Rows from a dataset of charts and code

^^^^

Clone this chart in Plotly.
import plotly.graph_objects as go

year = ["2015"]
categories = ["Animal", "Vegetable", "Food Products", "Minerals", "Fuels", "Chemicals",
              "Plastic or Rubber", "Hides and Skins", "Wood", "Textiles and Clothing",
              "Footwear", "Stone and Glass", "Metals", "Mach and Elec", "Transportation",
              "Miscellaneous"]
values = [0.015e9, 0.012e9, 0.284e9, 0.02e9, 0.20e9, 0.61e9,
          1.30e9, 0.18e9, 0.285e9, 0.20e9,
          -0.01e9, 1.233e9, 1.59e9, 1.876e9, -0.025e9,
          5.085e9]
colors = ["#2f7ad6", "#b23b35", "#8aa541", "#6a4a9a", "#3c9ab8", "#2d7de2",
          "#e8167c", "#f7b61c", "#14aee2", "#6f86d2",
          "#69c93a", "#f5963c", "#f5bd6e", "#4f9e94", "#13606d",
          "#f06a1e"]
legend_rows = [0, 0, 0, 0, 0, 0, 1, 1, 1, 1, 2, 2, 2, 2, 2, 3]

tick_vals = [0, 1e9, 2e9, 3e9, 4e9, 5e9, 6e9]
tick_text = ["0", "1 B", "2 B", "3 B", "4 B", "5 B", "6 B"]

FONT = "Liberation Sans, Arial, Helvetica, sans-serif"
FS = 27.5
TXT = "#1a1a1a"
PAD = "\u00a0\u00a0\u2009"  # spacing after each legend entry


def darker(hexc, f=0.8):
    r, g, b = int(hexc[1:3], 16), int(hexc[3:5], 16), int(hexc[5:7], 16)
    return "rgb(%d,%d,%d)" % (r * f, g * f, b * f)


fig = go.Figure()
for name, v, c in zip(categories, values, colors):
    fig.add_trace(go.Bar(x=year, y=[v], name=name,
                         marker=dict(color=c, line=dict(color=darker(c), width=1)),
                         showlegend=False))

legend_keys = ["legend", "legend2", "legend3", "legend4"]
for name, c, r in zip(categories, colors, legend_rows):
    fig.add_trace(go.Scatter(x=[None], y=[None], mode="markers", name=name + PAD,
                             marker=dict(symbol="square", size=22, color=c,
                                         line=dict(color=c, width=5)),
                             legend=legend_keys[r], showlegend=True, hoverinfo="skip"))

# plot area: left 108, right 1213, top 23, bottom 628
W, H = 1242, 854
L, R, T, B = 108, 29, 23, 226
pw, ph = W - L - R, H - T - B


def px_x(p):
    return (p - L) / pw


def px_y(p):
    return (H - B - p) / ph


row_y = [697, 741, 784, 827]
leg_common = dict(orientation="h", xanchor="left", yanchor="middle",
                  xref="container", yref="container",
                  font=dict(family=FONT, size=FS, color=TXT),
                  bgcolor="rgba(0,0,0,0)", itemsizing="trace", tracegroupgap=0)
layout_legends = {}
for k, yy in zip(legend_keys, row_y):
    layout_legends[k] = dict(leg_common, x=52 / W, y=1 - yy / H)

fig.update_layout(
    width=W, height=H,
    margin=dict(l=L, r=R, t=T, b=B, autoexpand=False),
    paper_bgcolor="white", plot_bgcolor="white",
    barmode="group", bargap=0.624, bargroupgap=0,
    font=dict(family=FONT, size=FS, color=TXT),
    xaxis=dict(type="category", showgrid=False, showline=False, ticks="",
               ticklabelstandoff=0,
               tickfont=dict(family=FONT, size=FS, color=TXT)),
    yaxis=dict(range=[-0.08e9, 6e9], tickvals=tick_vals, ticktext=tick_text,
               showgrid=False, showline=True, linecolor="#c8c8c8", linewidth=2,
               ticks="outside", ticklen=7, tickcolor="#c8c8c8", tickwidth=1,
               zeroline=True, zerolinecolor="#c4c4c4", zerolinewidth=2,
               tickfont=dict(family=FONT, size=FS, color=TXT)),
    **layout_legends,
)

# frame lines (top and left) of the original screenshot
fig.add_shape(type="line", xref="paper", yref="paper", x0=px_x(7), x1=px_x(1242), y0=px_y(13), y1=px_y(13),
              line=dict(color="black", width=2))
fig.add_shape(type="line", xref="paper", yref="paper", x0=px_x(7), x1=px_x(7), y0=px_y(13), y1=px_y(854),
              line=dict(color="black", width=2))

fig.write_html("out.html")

^^^^

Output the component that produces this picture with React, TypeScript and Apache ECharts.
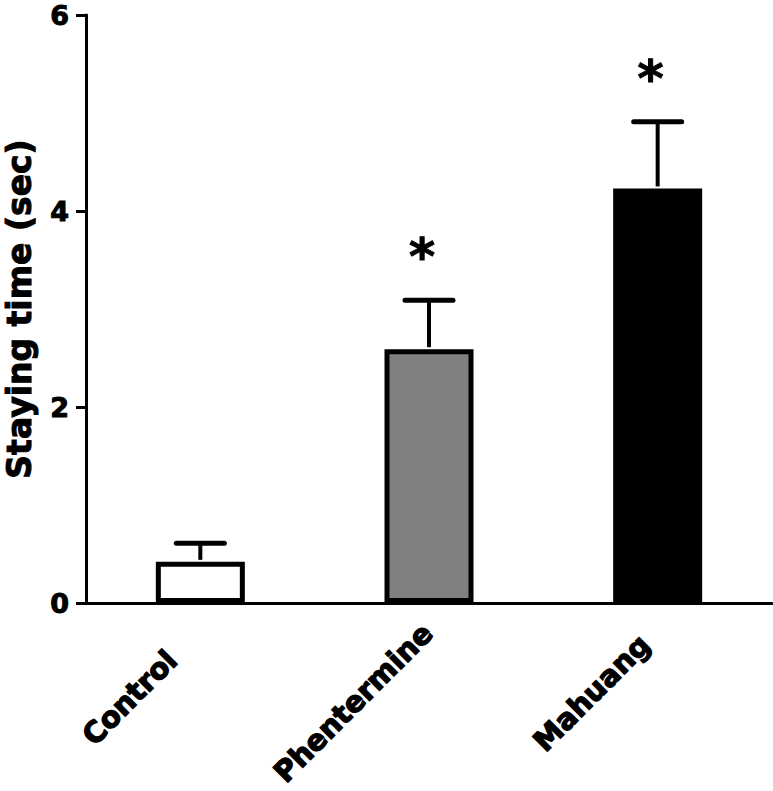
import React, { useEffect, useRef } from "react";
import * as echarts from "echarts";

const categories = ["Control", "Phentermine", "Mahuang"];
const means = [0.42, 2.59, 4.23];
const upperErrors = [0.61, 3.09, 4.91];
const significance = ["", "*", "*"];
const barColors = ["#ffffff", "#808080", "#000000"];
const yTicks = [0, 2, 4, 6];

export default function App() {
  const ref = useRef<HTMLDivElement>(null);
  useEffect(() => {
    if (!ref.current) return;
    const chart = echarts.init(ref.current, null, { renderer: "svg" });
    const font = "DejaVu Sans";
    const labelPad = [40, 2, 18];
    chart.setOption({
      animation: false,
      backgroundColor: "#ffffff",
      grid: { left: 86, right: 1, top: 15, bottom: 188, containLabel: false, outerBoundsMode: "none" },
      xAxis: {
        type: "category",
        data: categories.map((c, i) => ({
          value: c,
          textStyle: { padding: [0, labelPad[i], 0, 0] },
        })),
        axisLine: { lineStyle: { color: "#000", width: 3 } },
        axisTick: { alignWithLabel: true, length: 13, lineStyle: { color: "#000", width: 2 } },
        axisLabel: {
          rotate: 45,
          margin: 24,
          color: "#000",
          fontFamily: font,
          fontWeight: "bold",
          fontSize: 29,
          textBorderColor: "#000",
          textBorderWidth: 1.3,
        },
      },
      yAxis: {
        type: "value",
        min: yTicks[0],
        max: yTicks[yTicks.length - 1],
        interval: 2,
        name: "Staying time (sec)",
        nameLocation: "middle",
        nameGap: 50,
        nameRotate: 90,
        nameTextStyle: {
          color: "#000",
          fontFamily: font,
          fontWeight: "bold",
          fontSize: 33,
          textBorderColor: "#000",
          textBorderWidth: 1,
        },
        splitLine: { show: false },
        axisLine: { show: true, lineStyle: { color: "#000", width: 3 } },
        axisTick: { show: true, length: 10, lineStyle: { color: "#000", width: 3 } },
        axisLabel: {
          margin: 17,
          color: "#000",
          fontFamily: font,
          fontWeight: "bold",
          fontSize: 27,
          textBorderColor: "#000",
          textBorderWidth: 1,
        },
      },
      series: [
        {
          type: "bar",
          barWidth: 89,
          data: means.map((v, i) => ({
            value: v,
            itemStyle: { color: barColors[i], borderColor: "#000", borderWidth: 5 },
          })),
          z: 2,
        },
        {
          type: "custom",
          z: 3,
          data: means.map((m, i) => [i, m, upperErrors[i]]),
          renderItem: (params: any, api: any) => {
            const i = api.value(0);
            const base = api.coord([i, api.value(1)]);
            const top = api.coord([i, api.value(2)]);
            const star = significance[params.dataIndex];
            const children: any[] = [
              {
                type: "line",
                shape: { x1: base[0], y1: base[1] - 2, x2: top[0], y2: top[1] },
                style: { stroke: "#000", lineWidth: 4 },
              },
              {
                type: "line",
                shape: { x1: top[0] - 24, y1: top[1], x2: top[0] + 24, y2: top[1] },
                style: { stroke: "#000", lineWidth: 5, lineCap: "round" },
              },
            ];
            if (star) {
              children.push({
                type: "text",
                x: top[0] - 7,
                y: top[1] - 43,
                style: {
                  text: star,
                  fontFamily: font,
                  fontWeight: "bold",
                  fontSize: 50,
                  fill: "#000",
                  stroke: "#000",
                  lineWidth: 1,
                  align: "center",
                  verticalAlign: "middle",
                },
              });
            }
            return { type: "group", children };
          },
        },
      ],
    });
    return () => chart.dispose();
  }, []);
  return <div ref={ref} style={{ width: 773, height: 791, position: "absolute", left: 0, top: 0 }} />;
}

^^^^

EXERCISE
Nothing beyond the required lines should be retyped: start with the line that contains "Clone this chart in Plotly." and finish with the line that contains "import plotly.graph_objects as go".

FINAL ANSWER
Clone this chart in Plotly.
import plotly.graph_objects as go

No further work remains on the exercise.